- Bundesverwaltungsgericht |
Sehr geehrter Herr Weber,
das Bundesverwaltungsgericht in Leipzig hat zwei
Urteile des Oberverwaltungsgerichtes Rheinland-Pfalz (12 A 11658/02.OVG
und 12 A 11879/02.OVG), trotz Nichtzulassung der Revision seitens des OVG,
wegen Verletzung revisiblen Rechts aufgehoben und die Rasseliste der
rheinland-pfälzischen Gefahrenabwehrverordnung - Gefährliche Hunde - (GefAbwV)
für nichtig erklärt (BVerwG 6 C 22.03 und BVerwG 6 C 21.03). Dieses Beispiel
zeigt mit aller Deutlichkeit, wie wichtig im Einzelfall die
Beurteilung sachlicher und rechtlicher Streitfragen durch ein von der
Landespolitik unabhängiges Bundesgericht sein kann.
Die beiden (gleichlautenden) Urteile sind insbesondere
deswegen sehr interessant, weil das Urteil des Bundesverfassungsgerichtes vom
16. März 2004 (1 BvR 1778/01) bereits eingearbeitet ist.
Die Nichtigerklärung einer Rechtsvorschrift stellt
die Nichtigkeit grundsätzlich ex tunc fest, d. h. rückwirkend auf den
Zeitpunkt des Erlasses der Norm; sie ist allgemeinverbindlich, d. h. diese
rechtswidrige Norm hat für den Bürger nie existiert.
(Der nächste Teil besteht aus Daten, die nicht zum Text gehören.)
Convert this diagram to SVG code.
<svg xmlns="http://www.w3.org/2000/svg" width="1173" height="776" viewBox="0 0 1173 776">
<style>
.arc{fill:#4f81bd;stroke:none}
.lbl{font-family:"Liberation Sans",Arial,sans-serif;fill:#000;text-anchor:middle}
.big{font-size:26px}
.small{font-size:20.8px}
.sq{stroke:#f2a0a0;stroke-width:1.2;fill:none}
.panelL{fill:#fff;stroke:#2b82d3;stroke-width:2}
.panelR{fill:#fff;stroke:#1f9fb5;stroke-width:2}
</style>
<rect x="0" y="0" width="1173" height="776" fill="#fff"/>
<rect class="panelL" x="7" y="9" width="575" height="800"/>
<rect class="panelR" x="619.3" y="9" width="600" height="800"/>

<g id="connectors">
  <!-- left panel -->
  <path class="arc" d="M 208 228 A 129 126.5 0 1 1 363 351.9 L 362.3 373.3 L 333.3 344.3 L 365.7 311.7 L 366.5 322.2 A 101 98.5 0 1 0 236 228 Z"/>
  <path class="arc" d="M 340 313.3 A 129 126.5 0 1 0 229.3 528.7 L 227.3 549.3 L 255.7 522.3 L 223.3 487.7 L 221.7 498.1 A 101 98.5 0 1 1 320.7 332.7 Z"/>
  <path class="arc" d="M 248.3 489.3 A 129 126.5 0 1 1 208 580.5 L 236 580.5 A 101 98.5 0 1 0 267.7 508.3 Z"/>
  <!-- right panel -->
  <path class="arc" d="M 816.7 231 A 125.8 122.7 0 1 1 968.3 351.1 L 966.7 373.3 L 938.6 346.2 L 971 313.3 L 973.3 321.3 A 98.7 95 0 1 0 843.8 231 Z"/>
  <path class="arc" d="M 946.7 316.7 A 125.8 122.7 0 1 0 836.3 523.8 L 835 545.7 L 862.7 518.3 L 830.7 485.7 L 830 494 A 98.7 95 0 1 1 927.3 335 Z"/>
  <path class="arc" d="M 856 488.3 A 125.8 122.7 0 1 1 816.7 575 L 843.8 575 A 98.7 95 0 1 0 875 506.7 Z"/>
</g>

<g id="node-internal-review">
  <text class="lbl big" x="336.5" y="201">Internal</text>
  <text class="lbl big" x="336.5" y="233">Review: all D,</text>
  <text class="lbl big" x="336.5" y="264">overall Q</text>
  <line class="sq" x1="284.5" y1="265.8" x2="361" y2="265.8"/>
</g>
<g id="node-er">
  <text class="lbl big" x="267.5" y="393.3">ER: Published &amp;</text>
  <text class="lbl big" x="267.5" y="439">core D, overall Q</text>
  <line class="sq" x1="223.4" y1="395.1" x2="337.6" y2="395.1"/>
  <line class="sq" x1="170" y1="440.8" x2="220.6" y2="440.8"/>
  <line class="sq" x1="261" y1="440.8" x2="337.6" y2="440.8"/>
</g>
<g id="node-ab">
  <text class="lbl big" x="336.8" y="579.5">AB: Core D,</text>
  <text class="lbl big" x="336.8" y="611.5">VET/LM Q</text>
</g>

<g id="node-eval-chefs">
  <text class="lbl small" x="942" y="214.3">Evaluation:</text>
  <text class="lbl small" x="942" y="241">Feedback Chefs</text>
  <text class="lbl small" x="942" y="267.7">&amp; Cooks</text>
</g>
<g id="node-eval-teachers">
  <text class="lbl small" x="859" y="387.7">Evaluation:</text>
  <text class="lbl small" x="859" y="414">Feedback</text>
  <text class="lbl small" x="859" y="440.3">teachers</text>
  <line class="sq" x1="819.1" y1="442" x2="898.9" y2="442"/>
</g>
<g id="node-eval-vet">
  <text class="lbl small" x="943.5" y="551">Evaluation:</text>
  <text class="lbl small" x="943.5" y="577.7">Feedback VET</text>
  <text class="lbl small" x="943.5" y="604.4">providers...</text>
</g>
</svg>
Entsprechendes gilt
für Verwaltungsakte (VA), die aufgrund der für nichtig erklärten Norm
ergangen sind: Die Vollstreckung eines noch nicht vollzogenen VA wird damit
unzulässig. Noch nicht bestandskräftige belastende VA können nicht nur,
sondern müssen durch die Verwaltung zurückgenommen werden.
Hunde der Rassen Pit Bull Terrier, American
Staffordshire Terrier und Staffordshire Bullterrier dürfen somit in
Rheinland-Pfalz wieder ohne Maulkorb und, falls nicht rasseunabhängige
kommunale Gefahrenabwehrverordnungen oder sonstige Vorschriften greifen
(z. B. Landesjagdgesetze), auch ohne Leine ausgeführt werden.
Das Normenregime der GefAbwV ist somit für die
drei genannten Rassen nicht existent (und war es auch nie gewesen), soweit
diese Tiere nicht als individuell gefährlich eingestuft sind, z. B.
aufgrund eines Beißvorfalls. Diese Hunde brauchen daher weder beim
Ordnungsamt angemeldet noch gekennzeichnet zu werden. Auch die
Unfruchtbarmachung und der Sachkundenachweis sind nicht mehr erforderlich,
obwohl Letzterer nach wie vor dringend empfohlen wird. Nur ein sachkundiger
Halter ist in der Lage seinen Hund, unabhängig von der Rasse, zuverlässig
in der Öffentlichkeit zu bewegen.
Ich weise darauf hin, dass diese beiden Urteile
keine Auswirkungen auf das Steuerrecht haben, so dass die in einigen
Gemeinden existierende steuerliche Rassendiskriminierung in Form erhöhter
Steuersätze weiterhin bestehen bleibt.